Community sentiment and the art deco touches on the facade prompted the foundation to preserve it. The inside of the theater, however, will be substantially rebuilt, with a new lobby occupying much of the existing auditorium, and a new 400-seat theater constructed on the north side of the building and slightly extending onto the existing parking lot. Final architectural plans have yet to be released.
On the fund-raising front, the project got a major boost during the 1994 legislative session when the Maryland General Assembly approved a $500,000 bond bill for renovation of the Pikes. Ms. Adashek says private individuals have so far contributed $140,000. She estimates it will take another year to reach the $2 million fund-raising goal, followed by approximately 14 months for construction.

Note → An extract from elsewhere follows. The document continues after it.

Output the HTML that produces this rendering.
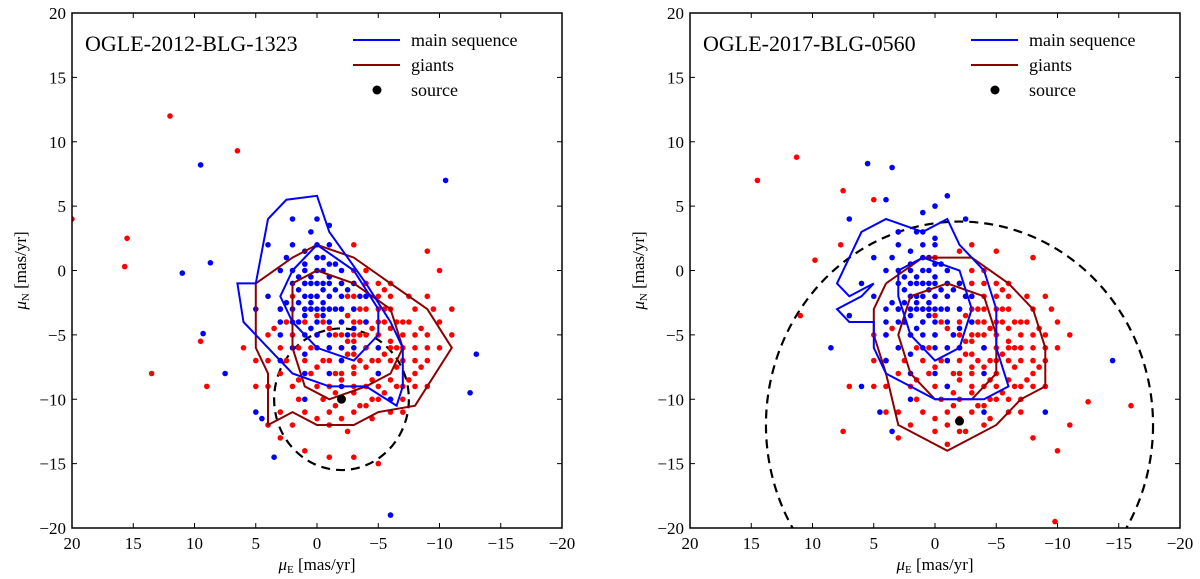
<!DOCTYPE html>
<html><head><meta charset="utf-8"><style>
html,body{margin:0;background:#fff;overflow:hidden;width:1200px;height:579px}
svg{display:block;font-family:"Liberation Serif",serif}
</style></head><body>
<svg id="chart" width="1200" height="579"></svg>
<script>
const ticks=[20,15,10,5,0,-5,-10,-15,-20];
const titles=["OGLE-2012-BLG-1323","OGLE-2017-BLG-0560"];
const lRed=[-3,-5,-4,-6,-2,-4,-5,-5,-1,-6,-6,-7,-3,-8,-4,-3,-2,-7,-7,-5,-5,-8,-1,-3,0,-5,-6,-3,-8,-6,-3,-2,-4,-9,-2,-10,1,-7,2,-5,-9,-7,-7,-9,-5,-10,-3,-11,0,-9,2,-9,3,-6,1,-4,-8,-3,-9,-5,-6,-1,-4,0,-2,-1,0,-2,3,-3,4,-5,-10,-6,-10,-4,-1,-12,1,-11,3,-11,-6,-11,-8,-9,-5,-2,-3,-6.5,-4.5,-4.5,-2.5,-5.5,-5.5,-6.5,-1.5,-8,-6.5,-4,-3.5,-7,-4,-7.5,-1,-4.5,-7,-7,-2,-3,-3,-9.5,0.5,-6,-5,-4,-6,-5.5,-4,-2,-8,-8,2,-12,4,-9,5,-7,-11,-5,-9,-2,0,1,-3,2,1,-1,-7,-11,3,-13,1,-14,-1,-14.5,6,-6,5,-9,4,-12,-9,-9,-2.5,-12.5,-4.5,-11.5,-6.5,-9,-3,-4,-2,-6,-4,-5,-5,-7,-2,-8.5,-6,-8.5,-4.5,-10,-7.5,-2,-1,-7,0,-7.5,-5.5,-3,-3.5,-3,-2.5,-2,-8.5,-4.5,-6.5,-6,-1.5,-10.5,-3.5,-5,1.5,-8.5,2.5,-7,
-3.5,-4,-2.5,-6.5,-4.5,-7,-5.5,-4,-1.5,-5,-6.5,-7.5,-3,-9,-4,-1,-2,-8,-7,-6,-5,-9,-0.5,-4,-0.5,-7,-6,-2,-8,-5,-2.5,-3.5,-4.5,-8.5,-1.5,-9.5,0.5,-8,1.5,-6,-8.5,-7.5,-7.5,-8.5,-5.5,-9.5,-3.5,-10.5,-0.5,-10,1.5,-10,2.5,-4,0.5,-3,-7.5,-4,-9,-6,-5.5,-1.5,-3,-1,-1,-2,1,-3,3,-8,4,-7,-9.5,-3,-1,-11,0,-11.5,-6,-10,-7,-10,-4,-6,-2,-5,-3,-3,-5,-3,-6,-4.5,-7,-4,-3,-7.5,-1,-9,0,-3.5,-4,-10.5,-2,-11.5,-5,-6,-4,-4,-2,-6,-3,-5.5,-6,-6,-8,-7,-5,-1,-3,0,2,-2,3.5,-4.5,
12,12,20,4,15.5,2.5,15.7,0.3,13.5,-8,9.5,-5.5,9,-9,6.5,9.3,-9,1.5,-10,0,-3,-14.5,-5,-15,-11,-3];
const lBlue=[0,-2,-1,-1,1,-3,-2,-2,1,0,0,-4,-1,-3,2,-1,-2,0,0,1,1,-2,-1,-5,2,-4,-3,-3,-2,-4,0.5,-1,-0.5,-2.5,1.5,-1.5,-1.5,-1.5,0,-3,1,1.5,-1,2,2,2,3,0,3,-3,-3,-1,-4,-4,-3,-6,0,-6,2,-6,4,-2,3,-5,-2,-7,-1,-8,1,-8,-5,-6,-4,-2,5,-3,2,4,0,4,-1,3.5,4,2,3,-7,1,-10,-2,-9,-5,-8,-6,-10,0.5,-4.5,-0.5,0,1,-5,2.5,-2.5,-2.5,-5,0.5,-2.5,-0.5,-1.5,1.5,-0.5,0,-1,-1,0.5,1,-3.5,
-0.5,-3,0.5,-3,-1,-2,1,-1,-0.5,-1,0,0,-1.5,-3,1.5,-2.5,-2,-1,0,-5,-1,-4,2,-3,0.5,-0.5,-0.5,1,1,0.5,-2,-3,2,0,0,2,-1,-6,1,-6.5,-3,-4.5,3,-4,-2,-6,-1.5,0.5,0.5,3,2.5,1,-2.5,-1.5,-3.5,-2,1.5,-4,-0.5,-3.5,0.5,-2,-1,-0.5,
9.5,8.2,11,-0.2,8.7,0.6,9.3,-4.9,7.5,-8,-10.5,7,-13,-6.5,-12.5,-9.5,-6,-19,5,-11,3.5,-14.5,4.5,-11.5];
const rRed=[-3,-5,-4,-6,-2,-4,-5,-5,-1,-6,-6,-7,-3,-8,-4,-3,-2,-7,-7,-5,-5,-8,-1,-3,0,-5,-6,-3,-8,-6,-3,-2,-4,-9,-2,-10,1,-7,2,-5,-9,-7,-7,-9,-5,-10,-3,-11,0,-9,2,-9,3,-6,1,-4,-8,-3,-9,-5,-6,-1,-4,0,-2,-1,0,-2,3,-3,4,-5,-10,-6,-10,-4,-1,-12,1,-11,3,-11,-6,-11,-8,-9,-5,-2,-3,-6.5,-4.5,-4.5,-2.5,-5.5,-5.5,-6.5,-1.5,-8,-6.5,-4,-3.5,-7,-4,-7.5,-1,-4.5,-7,-7,-2,-3,-3,-9.5,0.5,-6,-5,-4,-6,-5.5,-4,-2,-8,-8,2,-12,4,-9,5,-7,-11,-5,-9,-2,0,1,-3,2,1,-1,-7,-11,3,-13,-1,-13.5,5,-5,5,-9,4,-11,-9,-9,-2.5,-12.5,-4.5,-11.5,-6.5,-9,-3,-4,-2,-6,-4,-5,-5,-7,-2,-8.5,-6,-8.5,-4.5,-10,-7.5,-2,-1,-7,0,-7.5,-5.5,-3,-3.5,-3,-2.5,-2,-8.5,-4.5,-6.5,-6,-1.5,-10.5,-3.5,-5,1.5,-8.5,2.5,-7,-8,1,-5,1.5,-2,1.5,
-3.5,-4,-2.5,-6.5,-4.5,-7,-5.5,-4,-1.5,-5,-6.5,-7.5,-3,-9,-4,-1,-2,-8,-7,-6,-5,-9,-0.5,-4,-0.5,-7,-6,-2,-8,-5,-2.5,-3.5,-4.5,-8.5,-1.5,-9.5,0.5,-8,1.5,-6,-8.5,-7.5,-7.5,-8.5,-5.5,-9.5,-3.5,-10.5,-0.5,-10,1.5,-10,2.5,-4,0.5,-3,-7.5,-4,-9,-6,-5.5,-1.5,-3,-1,-1,-2,1,-3,3,-8,4,-7,-9.5,-3,-1,-11,0,-11.5,-6,-10,-7,-10,-4,-6,-2,-5,-3,-3,-5,-3,-6,-4.5,-7,-4,-3,-7.5,-1,-9,0,-3.5,-4,-10.5,-2,-11.5,-5,-6,-4,-4,-2,-6,-3,-5.5,-6,-6,-8,-7,-5,-1,-3,0,2,-2,3.5,-4.5,-2,-12.5,-4,-12,0,-12.5,
14.5,7,11.3,8.8,9.8,0.8,7.5,6.2,7.7,2,11,-3.5,7.5,-12.5,-9.8,-19.5,-16,-10.5,-12.5,-10.2,-11,-12,-10,-14,-8,-13,5,5.5,3,3,7,-9];
const rBlue=[1,-2,0,-1,2,-3,-1,-2,2,0,1,-4,0,-3,3,-1,-1,0,1,1,2,-2,0,-5,3,-4,-2,-3,-1,-4,1.5,-1,0.5,-2.5,2.5,-1.5,-0.5,-1.5,1,-3,2,1.5,0,2,3,2,4,0,4,-3,-2,-1,-3,-4,-2,-6,1,-6,3,-6,5,-2,4,-5,-1,-7,0,-8,2,-8,-4,-6,-3,-2,6,-1,3,3,1,3,0,2.5,5,1,4,-7,2,-10,-1,-9,-4,-8,1.5,-4.5,0.5,0,2,-5,3.5,-2.5,-1.5,-5,1.5,-2.5,0.5,-1.5,2.5,-0.5,1,-1,0,0.5,2,-3.5,
0.5,-3,1.5,-3,0,-2,2,-1,0.5,-1,1,0,-0.5,-3,2.5,-2.5,-1,-1,1,-5,0,-4,3,-3,1.5,-0.5,0.5,1,2,0.5,-1,-3,3,0,1,2,0,-6,2,-6.5,-2,-4.5,4,-4,-1,-6,-0.5,0.5,1.5,3,3.5,1,-1.5,-1.5,-2.5,-2,2.5,-4,0.5,-3.5,1.5,-2,0,-0.5,
5.5,8.3,3.5,8,4,5.5,7,4,1,4.5,0,5,-1,5.8,-2.5,4,7,-3.5,8.5,-6,6,-9,4.5,-11,3.5,-12.5,-14.5,-7,-9,-11,-4,-11];
const lBlueC1=[5,-1,4,4,2.5,5.5,0,5.8,-1,3,-4,-1,-6,-4,-7,-6,-7,-9,-6.5,-10.5,-4,-9,-1,-9,2,-8,4,-6,6,-4,6.5,-1,5,-1];
const lBlueC2=[2,0,0,2,-3,0,-5,-3,-5,-5,-3,-7,0,-6,2,-4,3,-2,2,0];
const lRedC1=[5,-1,2,1,0,2,-3,1,-6,-1,-9,-3,-11,-6,-9,-9,-8,-10.5,-5,-11,-3,-12,0,-12,2,-11,4,-12,4,-8,5,-6,5,-3,5,-1];
const lRedC2=[2,-1,0,0,-3,-1,-6,-3,-7,-6,-6,-8,-4,-9,-1,-10,1,-9,2,-6,2,-3,2,-1];
const rBlueC1=[5,-1,7,-2,8,-1,6,3,4,4,1,3,-1,4,-2,2,-4,0,-5,-3,-5,-6,-6,-9,-4,-10,0,-10,2,-9,4,-8,5,-6,5,-4,7,-4,8,-3,6,-2,5,-1];
const rBlueC2=[3,0,1,1,-2,0,-3,-3,-2,-6,0,-7,2,-5,3,-2,3,0];
const rRedC1=[4,-1,1,1,-3,1,-6,-1,-8,-3,-9,-6,-9,-9,-7,-10,-5,-12,-3,-13,-1,-14,1,-13,3,-12,4,-8,5,-5,5,-3,4,-1];
const rRedC2=[2,-2,-1,-1,-4,-2,-5,-5,-5,-8,-3,-10,0,-10,2,-8,3,-5,2,-2];
const sources=[[-2,-10],[-2,-11.7]];
const circles=[[-2,-10,5.5],[-2,-12,15.8]];
const NS="http://www.w3.org/2000/svg";
const svg=document.getElementById('chart');
function mk(t,a,p){const e=document.createElementNS(NS,t);for(const k in a)e.setAttribute(k,a[k]);(p||svg).appendChild(e);return e;}
const panels=[{L:72,data:[lRed,lBlue,lRedC1,lRedC2,lBlueC1,lBlueC2]},{L:690,data:[rRed,rBlue,rRedC1,rRedC2,rBlueC1,rBlueC2]}];
const T=13,B=528,W=490;
panels.forEach((P,i)=>{
 const g=mk('g',{});
 
 
 const X=v=>P.L+(20-v)/40*W, Y=v=>T+(20-v)/40*(B-T);
 const clip=mk('clipPath',{id:'c'+i},g);mk('rect',{x:P.L,y:T,width:W,height:B-T},clip);
 const pg=mk('g',{'clip-path':'url(#c'+i+')'},g);
 const c=circles[i];
 const circ=mk('ellipse',{cx:X(c[0]),cy:Y(c[1]),rx:c[2]/40*W,ry:c[2]/40*(B-T),fill:'none',stroke:'#000','stroke-width':2.2,'stroke-dasharray':'9,6'},pg);
 
 [[P.data[0],'#ff0000','red-giant-points'],[P.data[1],'#0000ff','blue-ms-points']].forEach(([arr,col,nm])=>{
  const sg=mk('g',{fill:col},pg);
  for(let k=0;k<arr.length;k+=2){const d=mk('circle',{cx:X(arr[k]).toFixed(1),cy:Y(arr[k+1]).toFixed(1),r:2.8},sg);
   }
 });
 [[P.data[2],'#8b0000'],[P.data[3],'#8b0000'],[P.data[4],'#0000ff'],[P.data[5],'#0000ff']].forEach(([arr,col],j)=>{
  let pts=[];for(let k=0;k<arr.length;k+=2)pts.push(X(arr[k]).toFixed(1)+','+Y(arr[k+1]).toFixed(1));
  const pl=mk('polyline',{points:pts.join(' '),fill:'none',stroke:col,'stroke-width':2},pg);
  
 });
 const s=sources[i];
 const sd=mk('circle',{cx:X(s[0]),cy:Y(s[1]),r:4.5,fill:'#000'},pg);
 
 const fr=mk('rect',{x:P.L,y:T,width:W,height:B-T,fill:'none',stroke:'#000','stroke-width':1.5},g);
 
 ticks.forEach(t=>{
  const x=X(t),y=Y(t);
  mk('line',{x1:x,y1:T,x2:x,y2:T+5,stroke:'#000'},g);mk('line',{x1:x,y1:B,x2:x,y2:B-5,stroke:'#000'},g);
  mk('line',{x1:P.L,y1:y,x2:P.L+5,y2:y,stroke:'#000'},g);mk('line',{x1:P.L+W,y1:y,x2:P.L+W-5,y2:y,stroke:'#000'},g);
  const lab=t<0?'\u2212'+(-t):''+t;
  const xt=mk('text',{x:x,y:B+21,'font-size':17,'text-anchor':'middle'},g);xt.textContent=lab;
  
  const yt=mk('text',{x:P.L-6,y:y+6,'font-size':17,'text-anchor':'end'},g);yt.textContent=lab;
  
 });
 const xl=mk('text',{x:P.L+W/2,y:570,'font-size':17,'text-anchor':'middle'},g);
 xl.innerHTML='<tspan font-style="italic">μ</tspan><tspan font-size="11" dy="3">E</tspan><tspan dy="-3"> [mas/yr]</tspan>';
 
 const yl=mk('text',{x:0,y:0,'font-size':17,'text-anchor':'middle',transform:`translate(${P.L-46},${(T+B)/2}) rotate(-90)`},g);
 yl.innerHTML='<tspan font-style="italic">μ</tspan><tspan font-size="11" dy="3">N</tspan><tspan dy="-3"> [mas/yr]</tspan>';
 
 const tt=mk('text',{x:P.L+13,y:51,'font-size':22},g);tt.textContent=titles[i];
 
 const lg=mk('g',{},g);
 const lx=P.L+281;
 mk('line',{x1:lx,y1:40,x2:lx+47,y2:40,stroke:'#0000ff','stroke-width':2},lg);
 mk('line',{x1:lx,y1:65,x2:lx+47,y2:65,stroke:'#8b0000','stroke-width':2},lg);
 mk('circle',{cx:lx+24,cy:90,r:4.5,fill:'#000'},lg);
 [['main sequence',46],['giants',71],['source',96]].forEach(([t,y])=>{
  const e=mk('text',{x:lx+58,y:y,'font-size':18},lg);e.textContent=t;
  
 });
});
</script>
</body></html>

Already staging events around Pikesville before its own Pikes theater stage is a reality, the foundation last winter presented a family performance series in the ballroom of the Pikesville Hilton. This summer it has worked in conjunction with Maryland Art Place to put visual arts displays in local storefront windows and also inside the lobby doors of the Pikes. And after starting a summer concert series in 1993, the foundation expanded its scope this summer with Thursday evening jazz, folk and children's concerts at the Maryland National Guard Armory, St. Mark's-on-the-Hill Meeting Hall and the courtyard of the Maryland State Police headquarters.
CONCERTS AT THE PIKES
Remaining concerts in the series are:
* Aug. 18: Terra Nova gives a folk concert at 7:30 p.m. in the courtyard of the Maryland State Police headquarters, 1201 Reisterstown Road. Admission is $3 for adults, $2 for members of the Greater Baltimore Cultural Arts Foundation, $1 for senior citizens and students with ID, free for GBCAF senior and student members and for those 18 and under.
* Aug. 24-25: Shakespeare on Wheels gives a free performance of "Hamlet" on both evenings at 7:30 p.m. at the Maryland National Guard Armory.